Contemporary statutory practice (as opposed to constitutional practice) is that congressional acts which revise older laws will state, in some fashion, how the previous law should be edited. Officially speaking, the law "is" the historical sequence of acts of Congress and therefore Congress does not actually rewrite laws (except on some occasions where it does).

An example of an editing instruction enacted by Congress is an amendment to the Immigration and Nationality Act which states that

(n) IMMIGRATION AND NATIONALITY ACT.— (1) Section 411(b) of the Immigration and Nationality Act (8 U.S.C. 1521(b)) is amended by striking "and under the general policy guidance of the United States Coordinator for Refugee Affairs (hereinafter in this chapter referred to as the 'Coordinator')" and inserting "the Secretary of State".

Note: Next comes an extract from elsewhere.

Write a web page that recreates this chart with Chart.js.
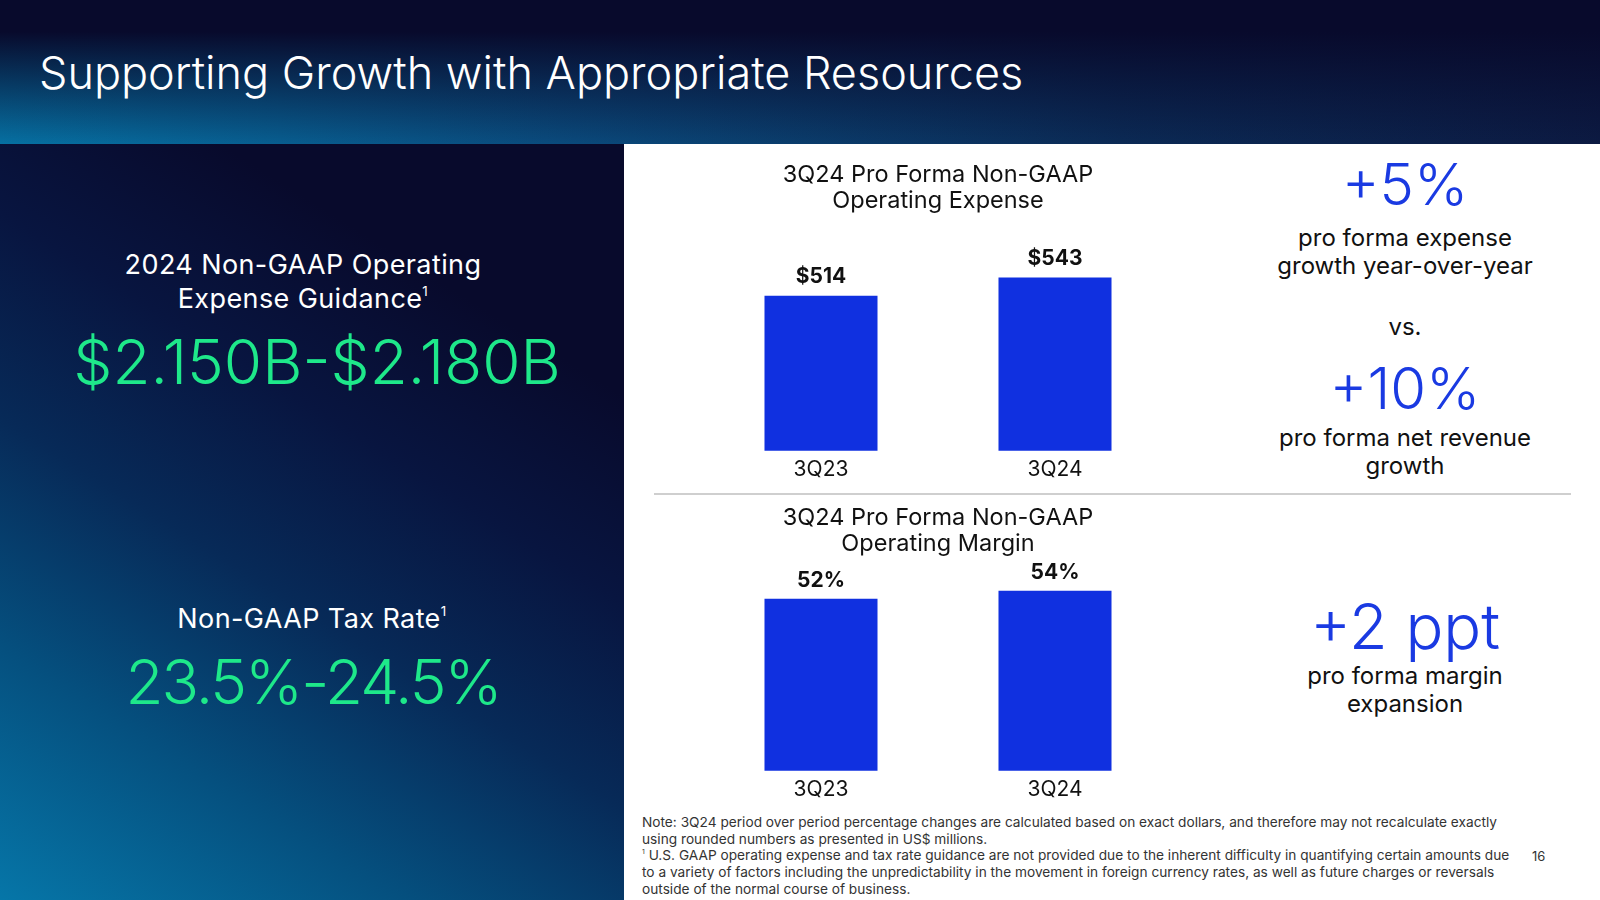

It is very difficult to keep track of the hundred of thousands of acts of Congress making up the Statutes at Large, therefore we also have the US Code system which effectuates the various historical changes. For the most part, the codified (re-written) laws accurately reflect the complex sequence of statutes passed by Congress. though there was a whoops-moment when The Act of Sept. 7, 1916, 39 Stat. 753 §92 was omitted from inclusion of the US Code because it was mistakenly thought that that section had been repealed (sorted out in 1993).

Given how few and how autonomous the amendments to the US Constitution have been, there is no compelling need to adopt a "wholesale rewrite" model of amendments for the Constitution, though the election of POTUS is one area where it might make sense to delete previous text (still, it's not difficult to read the whole document, as opposed to reading the entirety of the Statutes at Large).

A wholesale rewriting of the US Constitution is possible, and happened in 1787. This is still a possibility, but not one which gains sufficient popular support. Until there is a sufficiently large call for an actual rewriting of the US Constitution, we will followed this particular method of amending the Constitution.